When the MASTROGIORGIS arrived on August 9, 1992, three scrap vessels were at berth, and three vessels were at anchorage awaiting berth. The vessel tendered its Notice of Readiness upon arrival, which was accepted by Hugo Neu's agent in India the following day, on August 10, 1996. The vessel remained at anchor for thirty-two days before a berth became available. Discharge commenced on September 10, 1992.
The district court properly found that congestion stopped the running of laytime at the discharge port in Bombay. Clause 56 of the charter party sets forth the events which cause the running of laytime to suspend. As the court noted, the clause is drafted in the broadest possible language, permitting a finding that the congestion was a cause "beyond the charterer's/receiver's control," as provided by the clause. As a straightforward matter of contract construction, we conclude that this broad provision was a clear expression of the parties' intent to shift the risk of delay from the charterer to the owner.
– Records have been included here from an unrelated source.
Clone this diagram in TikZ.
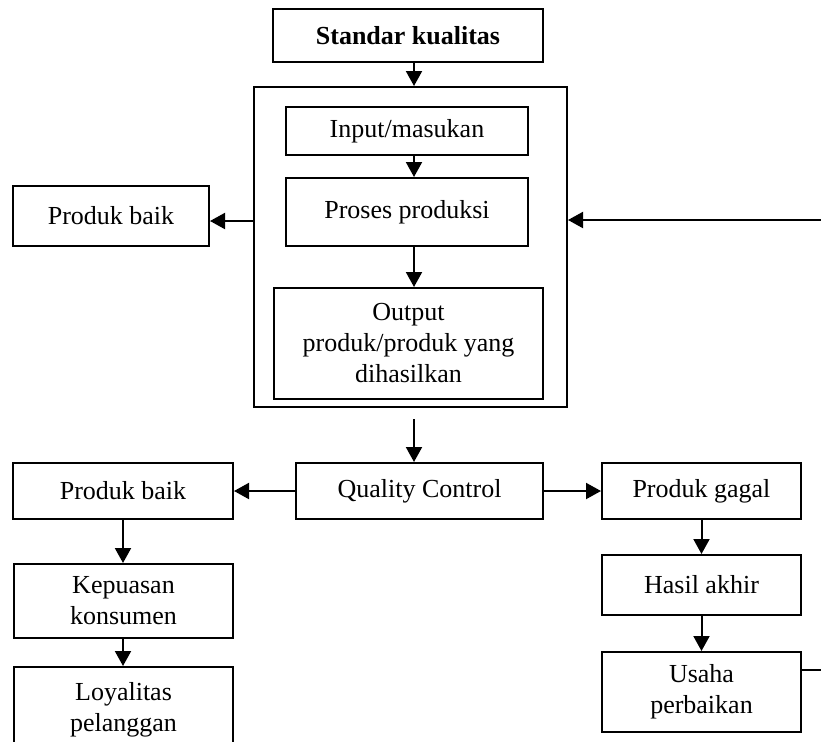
\documentclass[tikz,border=0pt]{standalone}
\usepackage{fontspec}
\setmainfont{Liberation Serif}
\usetikzlibrary{arrows.meta,fit,calc}
\tikzset{
  box/.style={draw, line width=1pt, inner sep=0pt},
  txt/.style={align=center, inner sep=0pt, font=\fontsize{13}{15.5}\selectfont},
  arr/.style={line width=1pt, -{Triangle[length=7.5pt,width=8pt]}},
}
\begin{document}
\begin{tikzpicture}[x=0.5pt,y=-0.5pt]
\clip (0,0) rectangle (821,741);
\fill[white] (0,0) rectangle (821,741);
\coordinate (ax) at (414,0);
\coordinate (lx) at (123,0);
% boxes
\node[box, fit={(273,9)(543,62)}] (std) {};
\node[txt] at (std.center) {\bfseries Standar kualitas};
\node[box, fit={(254,87)(567,407)}] (outer) {};
\node[box, fit={(286,107)(528,155)}] (inp) {};
\node[txt] at (inp.center) {Input/masukan};
\node[box, fit={(286,178)(528,246)}] (proc) {};
\node[txt] at (proc.center) {Proses produksi};
\node[box, fit={(274,288)(543,399)}] (out) {};
\node[txt] at (out.center) {Output\\produk/produk yang\\dihasilkan};
\node[box, fit={(13,186)(209,246)}] (pb1) {};
\node[txt] at (pb1.center) {Produk baik};
\node[box, fit={(296,463)(543,519)}] (qc) {};
\node[txt] at (qc.center) {Quality Control};
\node[box, fit={(13,463)(233,519)}] (pb2) {};
\node[txt] at (pb2.center) {Produk baik};
\node[box, fit={(602,463)(801,519)}] (pg) {};
\node[txt] at (pg.center) {Produk gagal};
\node[box, fit={(14,564)(233,638)}] (kep) {};
\node[txt] at (kep.center) {Kepuasan\\konsumen};
\node[box, fit={(14,667)(233,755)}] (loy) {};
\node[txt] at ($(loy.center)+(0,-1)$) {Loyalitas\\pelanggan};
\node[box, fit={(602,555)(801,615)}] (has) {};
\node[txt] at (has.center) {Hasil akhir};
\node[box, fit={(602,652)(801,732)}] (usa) {};
\node[txt] at (usa.center) {Usaha\\perbaikan};
% connectors
\draw[arr] (std.south -| ax) -- (outer.north -| ax);
\draw[arr] (inp.south -| ax) -- (proc.north -| ax);
\draw[arr] (proc.south -| ax) -- (out.north -| ax);
\draw[arr] ($(outer.south -| ax)+(0,11)$) -- (qc.north -| ax);
\draw[arr] (outer.west |- 0,221) -- (pb1.east |- 0,221);
\coordinate (fbr) at (845,670);
\coordinate (fbt) at (845,220);
\draw[arr] (usa.east |- fbr) -- (fbr) -- (fbt) -- (outer.east |- fbt);
\draw[arr] (qc.west) -- (pb2.east |- qc.west);
\draw[arr] (qc.east) -- (pg.west |- qc.east);
\draw[arr] (pb2.south -| lx) -- (kep.north -| lx);
\draw[arr] (kep.south -| lx) -- (loy.north -| lx);
\draw[arr] (pg.south) -- (has.north);
\draw[arr] (has.south) -- (usa.north);
\end{tikzpicture}
\end{document}
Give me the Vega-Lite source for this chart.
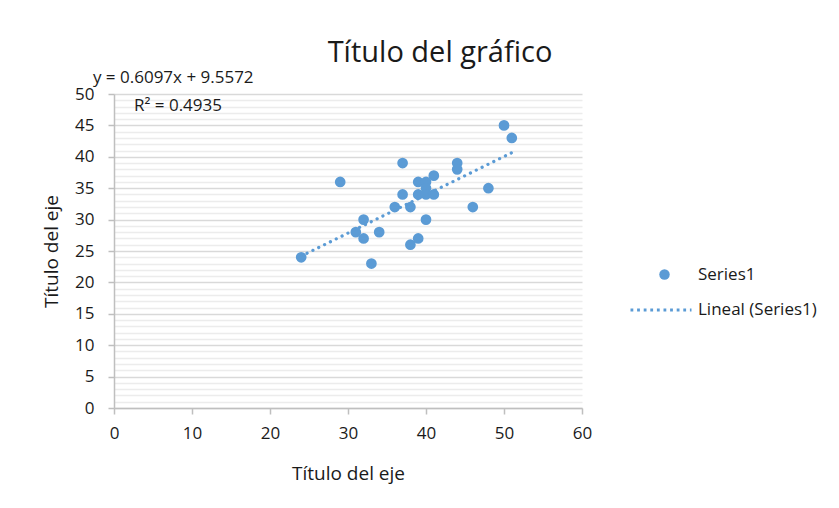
{
  "$schema": "https://vega.github.io/schema/vega-lite/v6.json",
  "width": 468,
  "height": 314,
  "autosize": {"type": "none"},
  "padding": {"left": 114, "top": 94, "right": 257, "bottom": 100},
  "background": "white",
  "config": {
    "font": "Open Sans",
    "view": {"stroke": null},
    "axis": {"labelFont": "Open Sans", "titleFont": "Open Sans"},
    "legend": {"labelFont": "Open Sans"}
  },
  "title": {
    "text": "Título del gráfico",
    "font": "Open Sans",
    "fontSize": 29,
    "fontWeight": "normal",
    "color": "#1a1a1a",
    "anchor": "middle",
    "frame": "group",
    "baseline": "alphabetic",
    "dx": 92,
    "offset": -22
  },
  "data": {
    "values": [
      {"x": 24, "y": 24}, {"x": 29, "y": 36}, {"x": 31, "y": 28}, {"x": 32, "y": 30},
      {"x": 32, "y": 27}, {"x": 33, "y": 23}, {"x": 34, "y": 28}, {"x": 36, "y": 32},
      {"x": 37, "y": 39}, {"x": 37, "y": 34}, {"x": 38, "y": 32}, {"x": 38, "y": 26},
      {"x": 39, "y": 27}, {"x": 39, "y": 36}, {"x": 39, "y": 34}, {"x": 40, "y": 36},
      {"x": 40, "y": 35}, {"x": 40, "y": 34}, {"x": 40, "y": 30}, {"x": 41, "y": 37},
      {"x": 41, "y": 34}, {"x": 44, "y": 39}, {"x": 44, "y": 38}, {"x": 46, "y": 32},
      {"x": 48, "y": 35}, {"x": 50, "y": 45}, {"x": 51, "y": 43}
    ]
  },
  "layer": [
    {
      "mark": {"type": "point", "filled": true, "size": 115, "opacity": 1, "color": "#5b9bd5", "shape": "circle"},
      "encoding": {
        "x": {
          "field": "x", "type": "quantitative",
          "scale": {"domain": [0, 60], "nice": false, "zero": true},
          "axis": {
            "values": [0, 10, 20, 30, 40, 50, 60],
            "title": "Título del eje",
            "titleFontSize": 19, "titleFontWeight": "normal", "titleColor": "#1a1a1a",
            "titlePadding": 23,
            "labelFontSize": 17, "labelColor": "#1a1a1a", "labelPadding": 11,
            "labelFlush": false, "labelOverlap": false,
            "grid": false,
            "domainColor": "#bfbfbf", "domainWidth": 1.5,
            "tickColor": "#bfbfbf", "tickSize": 6, "tickWidth": 1.5
          }
        },
        "y": {
          "field": "y", "type": "quantitative",
          "scale": {"domain": [0, 50], "nice": false, "zero": true},
          "axis": {
            "values": [0,1,2,3,4,5,6,7,8,9,10,11,12,13,14,15,16,17,18,19,20,21,22,23,24,25,26,27,28,29,30,31,32,33,34,35,36,37,38,39,40,41,42,43,44,45,46,47,48,49,50],
            "tickCount": 60,
            "labelExpr": "datum.value % 5 === 0 ? datum.label : ''",
            "labelFlush": false, "labelOverlap": false,
            "title": "Título del eje",
            "titleFontSize": 19, "titleFontWeight": "normal", "titleColor": "#1a1a1a",
            "titlePadding": 13,
            "labelFontSize": 17, "labelColor": "#1a1a1a", "labelPadding": 14,
            "grid": true,
            "gridColor": {"condition": {"test": "datum.value % 5 === 0", "value": "#d9d9d9"}, "value": "#ececec"},
            "gridWidth": 1.3,
            "domainColor": "#bfbfbf", "domainWidth": 1.5,
            "tickColor": {"condition": {"test": "datum.value % 5 === 0", "value": "#bfbfbf"}, "value": "transparent"},
            "tickSize": 6, "tickWidth": 1.5
          }
        },
        "shape": {
          "datum": "Series1",
          "scale": {"range": ["circle"]},
          "legend": {
            "title": null, "orient": "none", "legendX": 542, "legendY": 172,
            "symbolFillColor": "#5b9bd5", "symbolStrokeWidth": 0, "symbolSize": 110,
            "labelFontSize": 17, "labelColor": "#1a1a1a", "labelOffset": 25
          }
        }
      }
    },
    {
      "mark": {"type": "line", "strokeWidth": 3.2, "strokeCap": "round", "strokeDash": [0.1, 6.4]},
      "transform": [{"regression": "y", "on": "x"}],
      "encoding": {
        "x": {"field": "x", "type": "quantitative"},
        "y": {"field": "y", "type": "quantitative"},
        "color": {
          "datum": "Lineal (Series1)",
          "scale": {"range": ["#5b9bd5"]},
          "legend": {
            "title": null, "orient": "none", "legendX": 515, "legendY": 184,
            "symbolType": "stroke", "symbolStrokeColor": "#5b9bd5", "symbolStrokeWidth": 2.8,
            "symbolSize": 3721, "symbolDash": [2.8, 3.8],
            "labelFontSize": 17, "labelColor": "#1a1a1a", "labelOffset": 5
          }
        }
      }
    },
    {
      "data": {"values": [{}]},
      "mark": {"type": "text", "align": "left", "baseline": "alphabetic", "fontSize": 17, "color": "#1a1a1a", "clip": false},
      "encoding": {
        "x": {"datum": -2.7, "type": "quantitative"},
        "y": {"datum": 51.8, "type": "quantitative"},
        "text": {"value": "y = 0.6097x + 9.5572"}
      }
    },
    {
      "data": {"values": [{}]},
      "mark": {"type": "text", "align": "left", "baseline": "alphabetic", "fontSize": 17, "color": "#1a1a1a", "clip": false},
      "encoding": {
        "x": {"datum": 2.56, "type": "quantitative"},
        "y": {"datum": 47.3, "type": "quantitative"},
        "text": {"value": "R² = 0.4935"}
      }
    }
  ]
}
The court's finding of fact that the circumstances of the delay were within the clause provision is not clearly erroneous as there were sufficient facts for the court to conclude that the effects of the thirteen-day strike created repercussions long outlasting the actual duration of the strike. In addition, there were other factors beyond the charterer's control, including the excessive number of vessels in Bombay at that time, the diminished number of truckers returning to the scrap metal business after the strike, and the fact that discharge was not permitted from all the available berths during the time the MASTROGIORGIS remained at anchorage. Therefore, no assessment of demurrage is appropriate. We affirm the court's conclusion based primarily on two cases.
In the first case, The Nordhvalen, 1923 A.M.C. 398 (S.D.N.Y.1923), a strike of longshoremen prevented lighters from being discharged. The strike had been called off before the Nordhvalen arrived, but she had to wait for enough lighters to be discharged before her own cargo could be worked. The court there held that "[t]he Nordhvalen was as directly held up by the past strike as she might have been by a present one." 1923 A.M.C. at 399.
The second case is the Steamship Rutherglen Co. Ltd. v. Howard Holder & Partners, Inc., 203 Fed. 848 (2d Cir.1913). The Rutherglen charter party had an exception provision much like Clause 56 in the instant case. In Rutherglen, this Court held that the delay in berthing caused by congestion was beyond the control of the charterer.
Finally, the court's granting of despatch to Hugo Neu was appropriate because discharge was completed within the laytime provisions of the charter party once the running of laytime recommenced.
The decision of the District Court is affirmed in all respects.